接下來指責周谷城:『周君壓根兒就不懂得什麼是封建制度和封建國家。他把「中央集權制度」認作封建國家,便是根本錯誤。請問:「由中央劃分行政區域,設為種種制度,位置許多地方官吏,地方官吏更一方面負責維持地方次序,另一方面吸收地方一部分經濟的利益,以維持中央之存在」。這是不是「中央集權制度」?這種國家叫做「封建國家」見於何書?出於哪一位學者之手筆?我想請先生或周君明白指出,開我茅塞。』行文至此,不僅周谷城,連編者也一並牽及質問起來。
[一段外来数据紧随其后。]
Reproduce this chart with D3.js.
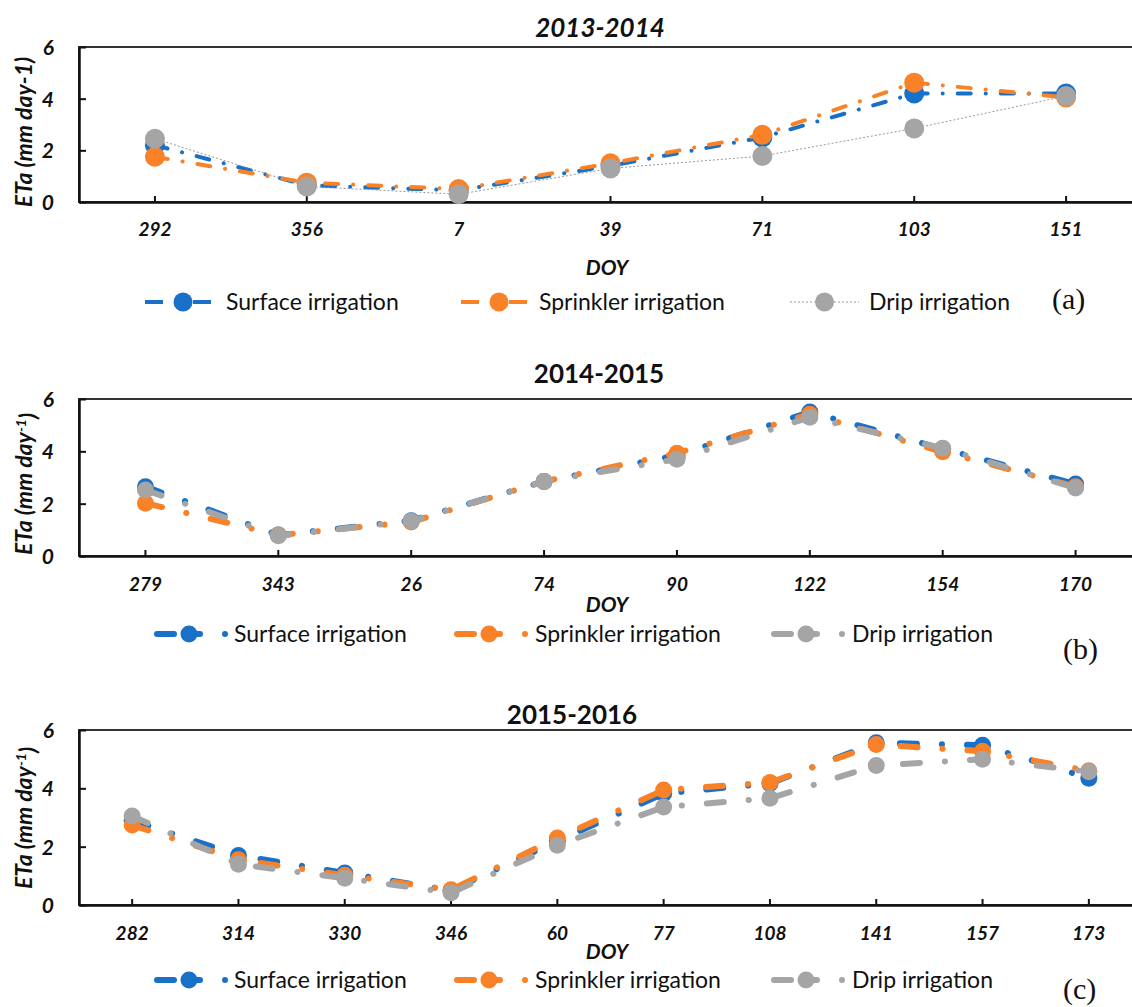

再接下來,胡適也表明了自己對此問題的認識:『「封建的形式」誠然是至秦始皇時纔完全毀壞,但「封建的實質」在秦始皇以前早已崩壞了。七國時代的社會早已失掉封建社會的性質了。政權早已歸於各個國家,土地已是人民私產,人民除了奴婢之外已是自由人。國家實質早已崩壞了,故漢以後雖有「列爵封土」的形式,結果只是諸侯衣租食稅而已,終不能恢復古代的封建社會了。』
此文雖然是以信函形式寫出,可最後卻沒有應有的客套語,只署『胡適』二字,落下年、月、日了之。
胡適的信寄到《教育雜志》後,8月3日,周谷城寫出一信,對胡適指責的問題,異常簡要地做了回答。在引了胡適『周君壓根兒就不懂得什麼是封建制度和封建國家……』一節文字後,周谷城辯駁說:『我讀完這段,覺得先生不對。先生為《新月》作文章,引我的話,曾把完全的文句引出。這次對《教育雜志》的編者寫信,則把自己所曾引用的完全文句割開。先生在《新月》上引我的話,引到:……中央之存在,底下卻還有……凡此等等都可以代表「封建的」三字之一部分的精神。這次寫信,卻把這幾十個字完全割去。這我固不忍說是先生前後矛盾,但我卻不能不說先生是有意割裂他人文義,以完成自己的說話。現在且補出這幾十個字,以當答復。』
雖然論爭時態度顯得激烈,可周谷城在信的結尾,仍以『先生通人,全國景仰。「茅塞」雲雲,太客氣了。餘不暇及,此草,即祝暑祺。』這樣的客套話墊底。雖然『通人』、『全國景仰』雲雲,聽起來並不多麼誠懇。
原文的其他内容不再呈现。